[Records supplied]

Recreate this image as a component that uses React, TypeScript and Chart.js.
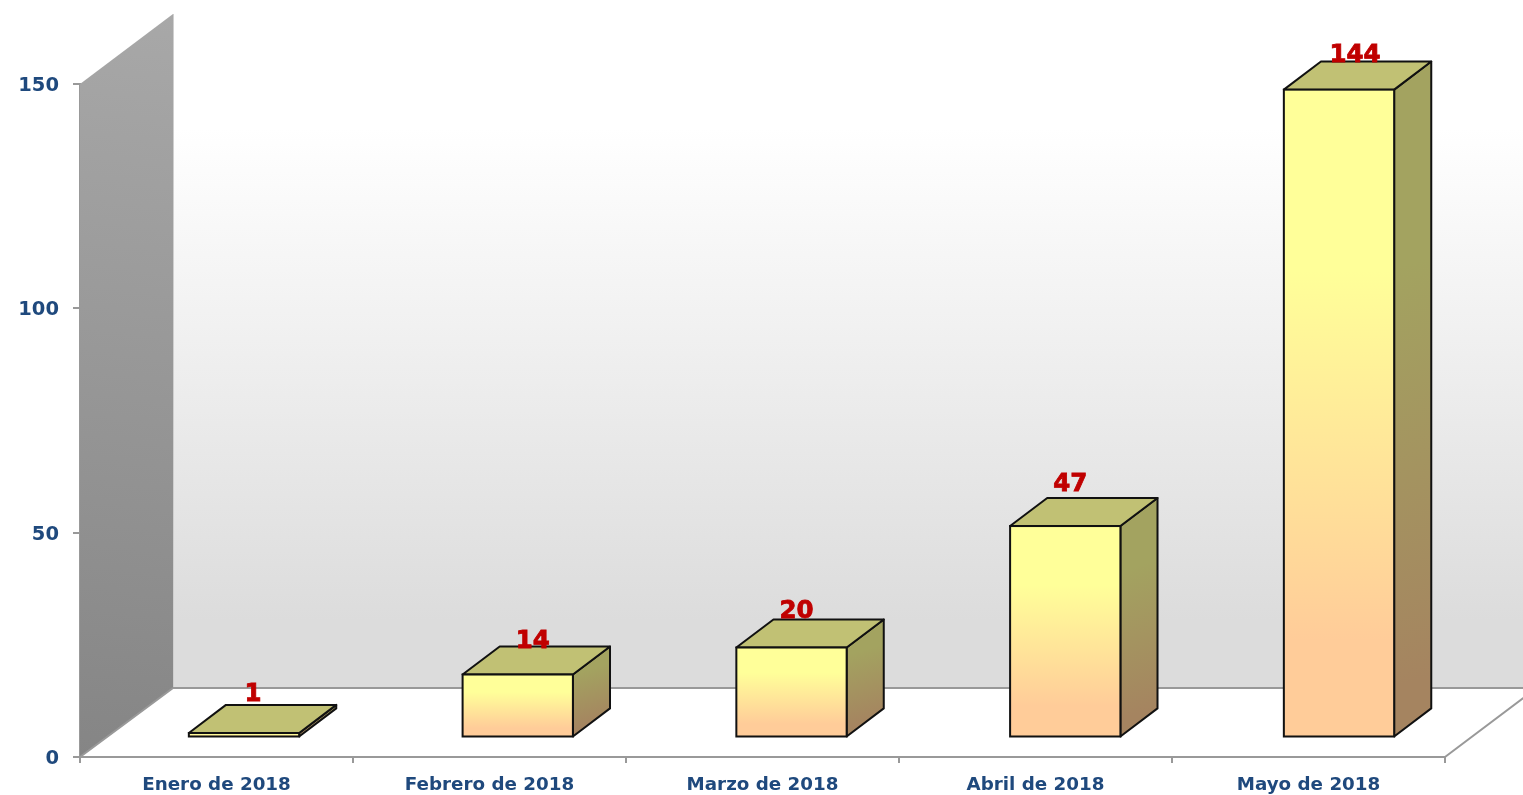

...

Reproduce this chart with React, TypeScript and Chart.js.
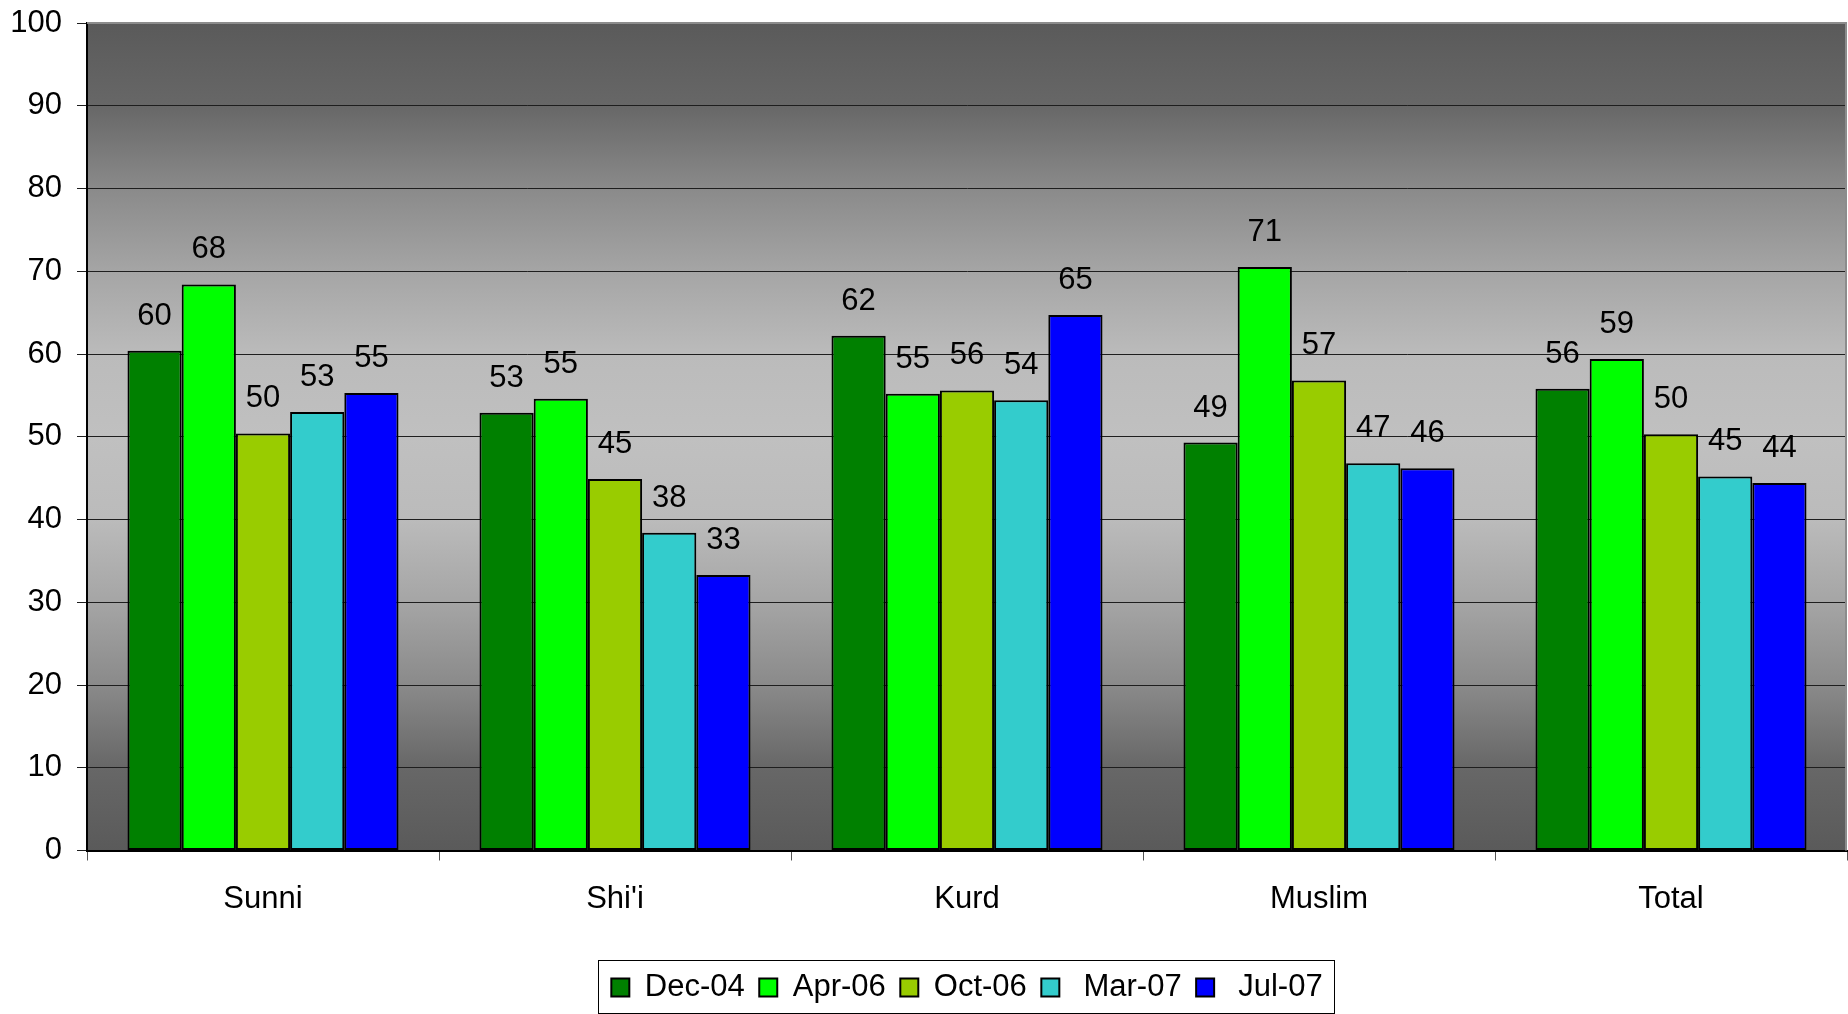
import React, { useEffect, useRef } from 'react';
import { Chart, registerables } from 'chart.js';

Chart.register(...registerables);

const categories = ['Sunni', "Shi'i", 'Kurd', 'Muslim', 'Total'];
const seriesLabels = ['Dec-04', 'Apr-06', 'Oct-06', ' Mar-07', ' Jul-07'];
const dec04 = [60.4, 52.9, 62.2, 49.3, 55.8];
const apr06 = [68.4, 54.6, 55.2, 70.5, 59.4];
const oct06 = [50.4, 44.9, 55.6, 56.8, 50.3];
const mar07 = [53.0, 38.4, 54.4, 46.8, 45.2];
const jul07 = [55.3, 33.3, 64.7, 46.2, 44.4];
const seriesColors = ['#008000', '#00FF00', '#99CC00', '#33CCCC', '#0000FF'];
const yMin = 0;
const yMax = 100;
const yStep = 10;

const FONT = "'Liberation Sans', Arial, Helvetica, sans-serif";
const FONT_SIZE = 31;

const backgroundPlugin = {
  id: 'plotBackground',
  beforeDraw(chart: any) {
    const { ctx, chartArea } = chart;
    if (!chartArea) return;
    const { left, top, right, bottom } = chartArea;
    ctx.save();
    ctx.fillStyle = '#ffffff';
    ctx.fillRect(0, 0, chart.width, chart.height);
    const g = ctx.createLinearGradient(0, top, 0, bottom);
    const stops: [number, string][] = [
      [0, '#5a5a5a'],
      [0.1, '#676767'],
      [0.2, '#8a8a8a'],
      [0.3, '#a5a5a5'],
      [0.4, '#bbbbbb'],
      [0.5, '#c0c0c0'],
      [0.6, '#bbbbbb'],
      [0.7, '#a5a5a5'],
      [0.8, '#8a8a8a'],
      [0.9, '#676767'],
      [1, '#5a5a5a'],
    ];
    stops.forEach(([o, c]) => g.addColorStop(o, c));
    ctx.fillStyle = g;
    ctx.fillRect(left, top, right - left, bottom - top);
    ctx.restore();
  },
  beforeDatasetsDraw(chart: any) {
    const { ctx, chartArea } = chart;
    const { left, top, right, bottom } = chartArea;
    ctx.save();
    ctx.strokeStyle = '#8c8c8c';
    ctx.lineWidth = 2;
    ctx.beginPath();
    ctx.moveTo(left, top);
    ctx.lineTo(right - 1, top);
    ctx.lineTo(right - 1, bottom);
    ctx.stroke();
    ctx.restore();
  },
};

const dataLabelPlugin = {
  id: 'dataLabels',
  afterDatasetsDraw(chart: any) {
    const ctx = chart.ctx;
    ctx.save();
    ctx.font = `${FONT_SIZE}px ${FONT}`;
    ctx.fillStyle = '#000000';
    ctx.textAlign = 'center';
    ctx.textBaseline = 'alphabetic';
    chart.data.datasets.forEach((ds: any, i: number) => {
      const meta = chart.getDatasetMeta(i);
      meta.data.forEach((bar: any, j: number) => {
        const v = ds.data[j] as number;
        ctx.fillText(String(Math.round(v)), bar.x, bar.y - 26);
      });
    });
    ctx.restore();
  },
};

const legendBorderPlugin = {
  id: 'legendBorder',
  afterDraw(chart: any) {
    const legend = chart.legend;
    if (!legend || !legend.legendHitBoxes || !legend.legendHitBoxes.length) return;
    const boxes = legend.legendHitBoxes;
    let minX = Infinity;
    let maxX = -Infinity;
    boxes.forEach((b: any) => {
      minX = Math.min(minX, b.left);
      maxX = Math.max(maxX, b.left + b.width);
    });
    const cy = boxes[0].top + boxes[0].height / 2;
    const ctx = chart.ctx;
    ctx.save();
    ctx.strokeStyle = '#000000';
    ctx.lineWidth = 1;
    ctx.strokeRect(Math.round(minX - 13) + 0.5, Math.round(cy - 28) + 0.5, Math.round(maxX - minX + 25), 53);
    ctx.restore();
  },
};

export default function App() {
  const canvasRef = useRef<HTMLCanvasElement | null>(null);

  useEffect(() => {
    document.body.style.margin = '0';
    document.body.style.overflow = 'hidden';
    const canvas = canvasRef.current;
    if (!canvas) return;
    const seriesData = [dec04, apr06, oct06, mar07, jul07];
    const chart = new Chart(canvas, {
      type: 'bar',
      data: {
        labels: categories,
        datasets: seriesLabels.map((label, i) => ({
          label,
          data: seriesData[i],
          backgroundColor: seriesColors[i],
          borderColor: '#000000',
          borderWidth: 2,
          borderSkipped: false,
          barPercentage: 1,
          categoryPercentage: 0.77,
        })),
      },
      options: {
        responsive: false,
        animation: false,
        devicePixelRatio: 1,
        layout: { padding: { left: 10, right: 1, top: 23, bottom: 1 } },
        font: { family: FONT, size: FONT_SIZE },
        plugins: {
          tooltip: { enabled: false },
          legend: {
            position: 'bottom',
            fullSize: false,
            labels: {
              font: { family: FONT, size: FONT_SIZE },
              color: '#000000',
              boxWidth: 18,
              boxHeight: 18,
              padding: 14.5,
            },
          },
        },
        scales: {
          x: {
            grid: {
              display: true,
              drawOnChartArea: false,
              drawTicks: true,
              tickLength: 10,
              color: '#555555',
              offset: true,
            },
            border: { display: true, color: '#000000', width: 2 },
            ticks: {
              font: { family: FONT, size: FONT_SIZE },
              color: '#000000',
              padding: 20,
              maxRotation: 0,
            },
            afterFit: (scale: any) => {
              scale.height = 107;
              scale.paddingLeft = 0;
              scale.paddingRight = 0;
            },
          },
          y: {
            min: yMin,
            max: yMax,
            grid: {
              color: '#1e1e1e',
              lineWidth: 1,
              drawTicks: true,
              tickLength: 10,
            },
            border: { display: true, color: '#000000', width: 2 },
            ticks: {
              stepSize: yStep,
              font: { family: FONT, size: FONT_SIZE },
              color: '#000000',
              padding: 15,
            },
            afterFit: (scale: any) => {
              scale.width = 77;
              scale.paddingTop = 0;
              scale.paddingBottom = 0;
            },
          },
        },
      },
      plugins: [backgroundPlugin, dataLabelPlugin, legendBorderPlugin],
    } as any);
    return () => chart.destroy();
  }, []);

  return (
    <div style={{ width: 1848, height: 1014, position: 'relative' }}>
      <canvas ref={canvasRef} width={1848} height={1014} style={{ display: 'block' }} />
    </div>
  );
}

--

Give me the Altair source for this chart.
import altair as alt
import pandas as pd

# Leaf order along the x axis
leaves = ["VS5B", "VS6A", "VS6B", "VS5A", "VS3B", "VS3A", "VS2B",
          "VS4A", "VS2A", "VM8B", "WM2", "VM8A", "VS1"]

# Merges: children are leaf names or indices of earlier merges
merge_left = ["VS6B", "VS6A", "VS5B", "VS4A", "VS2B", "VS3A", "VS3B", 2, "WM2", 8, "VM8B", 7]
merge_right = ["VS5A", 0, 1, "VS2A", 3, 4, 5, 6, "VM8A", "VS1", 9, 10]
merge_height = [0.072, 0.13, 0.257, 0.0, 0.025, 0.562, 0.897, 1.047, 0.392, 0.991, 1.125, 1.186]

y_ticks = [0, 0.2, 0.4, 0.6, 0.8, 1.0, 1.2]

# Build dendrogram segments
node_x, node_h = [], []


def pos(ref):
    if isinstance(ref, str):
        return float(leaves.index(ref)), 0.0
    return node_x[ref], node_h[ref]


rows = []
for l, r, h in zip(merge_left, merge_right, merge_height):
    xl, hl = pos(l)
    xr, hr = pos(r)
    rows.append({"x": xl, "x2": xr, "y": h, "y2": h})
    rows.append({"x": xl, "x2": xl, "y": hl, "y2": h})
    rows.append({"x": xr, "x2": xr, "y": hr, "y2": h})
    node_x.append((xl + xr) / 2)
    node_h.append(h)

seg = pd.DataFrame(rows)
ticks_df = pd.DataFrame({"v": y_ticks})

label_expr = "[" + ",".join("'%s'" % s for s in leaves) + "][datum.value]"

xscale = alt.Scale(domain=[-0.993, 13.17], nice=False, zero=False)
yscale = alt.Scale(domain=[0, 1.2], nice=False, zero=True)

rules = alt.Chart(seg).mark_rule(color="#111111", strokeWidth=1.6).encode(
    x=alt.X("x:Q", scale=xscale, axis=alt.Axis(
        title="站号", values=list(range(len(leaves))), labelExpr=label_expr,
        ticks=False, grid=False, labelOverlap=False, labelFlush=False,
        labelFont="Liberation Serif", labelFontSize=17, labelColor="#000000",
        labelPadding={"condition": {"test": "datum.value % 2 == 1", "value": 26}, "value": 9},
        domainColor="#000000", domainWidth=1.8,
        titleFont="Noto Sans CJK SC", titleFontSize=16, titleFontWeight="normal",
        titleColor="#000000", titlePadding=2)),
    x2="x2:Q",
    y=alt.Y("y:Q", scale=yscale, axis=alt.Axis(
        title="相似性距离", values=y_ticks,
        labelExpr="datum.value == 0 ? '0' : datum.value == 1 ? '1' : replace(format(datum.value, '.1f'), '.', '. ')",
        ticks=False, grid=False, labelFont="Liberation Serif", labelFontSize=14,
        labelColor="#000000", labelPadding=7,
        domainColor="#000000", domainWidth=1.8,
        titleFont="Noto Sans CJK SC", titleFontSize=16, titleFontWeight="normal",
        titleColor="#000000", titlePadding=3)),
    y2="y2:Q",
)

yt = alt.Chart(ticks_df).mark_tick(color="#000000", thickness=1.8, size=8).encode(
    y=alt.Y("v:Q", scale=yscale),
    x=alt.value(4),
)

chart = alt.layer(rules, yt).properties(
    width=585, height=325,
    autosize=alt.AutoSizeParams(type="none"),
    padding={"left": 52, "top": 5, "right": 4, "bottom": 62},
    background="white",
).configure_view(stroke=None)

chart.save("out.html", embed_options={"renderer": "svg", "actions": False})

[What this task involves]
Pictures stay out: repeat exactly only the lines from the one with "Reproduce this chart" through the one with "const FONT_SIZE = 31;".

[Response]
Reproduce this chart with React, TypeScript and Chart.js.
import React, { useEffect, useRef } from 'react';
import { Chart, registerables } from 'chart.js';

Chart.register(...registerables);

const categories = ['Sunni', "Shi'i", 'Kurd', 'Muslim', 'Total'];
const seriesLabels = ['Dec-04', 'Apr-06', 'Oct-06', ' Mar-07', ' Jul-07'];
const dec04 = [60.4, 52.9, 62.2, 49.3, 55.8];
const apr06 = [68.4, 54.6, 55.2, 70.5, 59.4];
const oct06 = [50.4, 44.9, 55.6, 56.8, 50.3];
const mar07 = [53.0, 38.4, 54.4, 46.8, 45.2];
const jul07 = [55.3, 33.3, 64.7, 46.2, 44.4];
const seriesColors = ['#008000', '#00FF00', '#99CC00', '#33CCCC', '#0000FF'];
const yMin = 0;
const yMax = 100;
const yStep = 10;

const FONT = "'Liberation Sans', Arial, Helvetica, sans-serif";
const FONT_SIZE = 31;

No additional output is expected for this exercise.